C - Biodiversity

The function of ecosystems is largely determined by the taxonomic composition and diversity of their constituting species assemblages, often involving complex interactions between trophic levels as well as with abiotic factors, especially climate and soils. Many of these functions, so-called ecosystem services, are critical to human survival. Important services are for example the provision of food, the mitigation of floods and droughts, the purification of water and air, the preservation of soil fertility, and the pollination and pest control of crops. Yet the ecological understanding of the underlying role of biodiversity in providing these services is quite limited. Species that play central roles in a given ecosystem and are not “backed up” by other ecologically similar species are so-called keystone components.
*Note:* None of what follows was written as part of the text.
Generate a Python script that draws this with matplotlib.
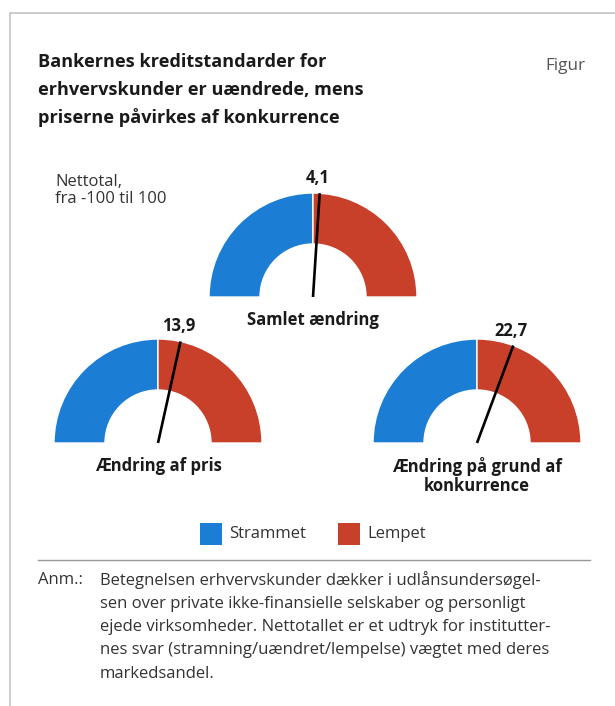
import matplotlib
matplotlib.use("Agg")
import matplotlib.pyplot as plt
from matplotlib.patches import Wedge
import numpy as np

plt.rcParams['font.family'] = ['Open Sans', 'DejaVu Sans']

# net balances, scale -100 (tightened) .. 100 (eased)
gauge_names = ["Samlet ændring", "Ændring af pris", "Ændring på grund af\nkonkurrence"]
net_values = [4.1, 13.9, 22.7]
legend_labels = ["Strammet", "Lempet"]

title_lines = ["Bankernes kreditstandarder for",
               "erhvervskunder er uændrede, mens",
               "priserne påvirkes af konkurrence"]
unit_lines = ["Nettotal,", "fra -100 til 100"]
note_lines = ["Betegnelsen erhvervskunder dækker i udlånsundersøgel-",
              "sen over private ikke-finansielle selskaber og personligt",
              "ejede virksomheder. Nettotallet er et udtryk for institutter-",
              "nes svar (stramning/uændret/lempelse) vægtet med deres",
              "markedsandel."]

BLUE = "#1c7dd4"
RED = "#c8402a"
DARK = "#1a1a1a"
GREY = "#333333"
W, H = 615, 706

# gauge centres (pixels from top-left), outer and inner radius
centres = [(313, 297), (158, 443), (477, 443)]
R_OUT, R_IN = 104, 53

fig = plt.figure(figsize=(W / 100, H / 100), dpi=100)
ax = fig.add_axes([0, 0, 1, 1])
ax.set_xlim(0, W)
ax.set_ylim(0, H)
ax.set_aspect('equal')
ax.axis('off')


def Y(y):
    return H - y


# frame
ax.plot([10, 10, W], [0, Y(13), Y(13)], color="#c4c4c4", lw=1.2)

for i, line in enumerate(title_lines):
    ax.text(38, Y(62 + 28 * i), line, fontsize=13.1, fontweight='bold',
            color=DARK, va='center', ha='left')
ax.text(545, Y(66), "Figur", fontsize=12.3, color="#555555", va='center')
for i, line in enumerate(unit_lines):
    ax.text(55, Y(182 + 17 * i), line, fontsize=12, color=GREY, va='center')

for (cx, cy), name, val in zip(centres, gauge_names, net_values):
    ax.add_patch(Wedge((cx, Y(cy)), R_OUT, 90, 180, width=R_OUT - R_IN,
                       facecolor=BLUE, edgecolor='white', lw=1.0))
    ax.add_patch(Wedge((cx, Y(cy)), R_OUT, 0, 90, width=R_OUT - R_IN,
                       facecolor=RED, edgecolor='white', lw=1.0))
    ang = np.radians(90 - val * 0.9)
    tx = cx + R_OUT * np.cos(ang)
    ty = Y(cy) + R_OUT * np.sin(ang)
    ax.plot([cx, tx], [Y(cy), ty], color='black', lw=1.9, solid_capstyle='butt')
    ax.text(tx - 2, ty + 6, f"{val:.1f}".replace('.', ','), fontsize=12,
            fontweight='bold', color=DARK, ha='center', va='bottom')
    for j, part in enumerate(name.split("\n")):
        ax.text(cx, Y(cy + 23 + 20 * j), part, fontsize=12, fontweight='bold',
                color=DARK, ha='center', va='center')

# legend
for x0, col, lab in zip([200, 338], [BLUE, RED], legend_labels):
    ax.add_patch(plt.Rectangle((x0, Y(545)), 22, 22, facecolor=col))
    ax.text(x0 + 29, Y(534), lab, fontsize=12, color=GREY, va='center')

ax.plot([38, 590], [Y(560), Y(560)], color="#999999", lw=1.0)

ax.text(38, Y(580), "Anm.:", fontsize=12, color=GREY, va='center')
for i, line in enumerate(note_lines):
    ax.text(100, Y(580 + 23.5 * i), line, fontsize=12, color=GREY, va='center')

fig.savefig("out.png", dpi=100)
These are sometimes easily identified, but are just as often hidden among the high number of other species, especially in tropical forests. In other cases, however, many functionally roughly equivalent species are present, whose individual role is uncertain. Such “redundant” species have been hypothesized to provide an insurance of ecosystems against exogenic disturbances, but empirical evidence for this is still weak. Untangling the relative role of individual species, i.e., biodiversity-functioning relationships, and the response of ecosystems to man-made and natural disturbances is therefore one of the great challenges of biological research. Human impact on ecosystems takes place at multiple spatial scales, from global climate change, regional conversion of natural to managed ecosystem, to local disturbance by agricultural management practices.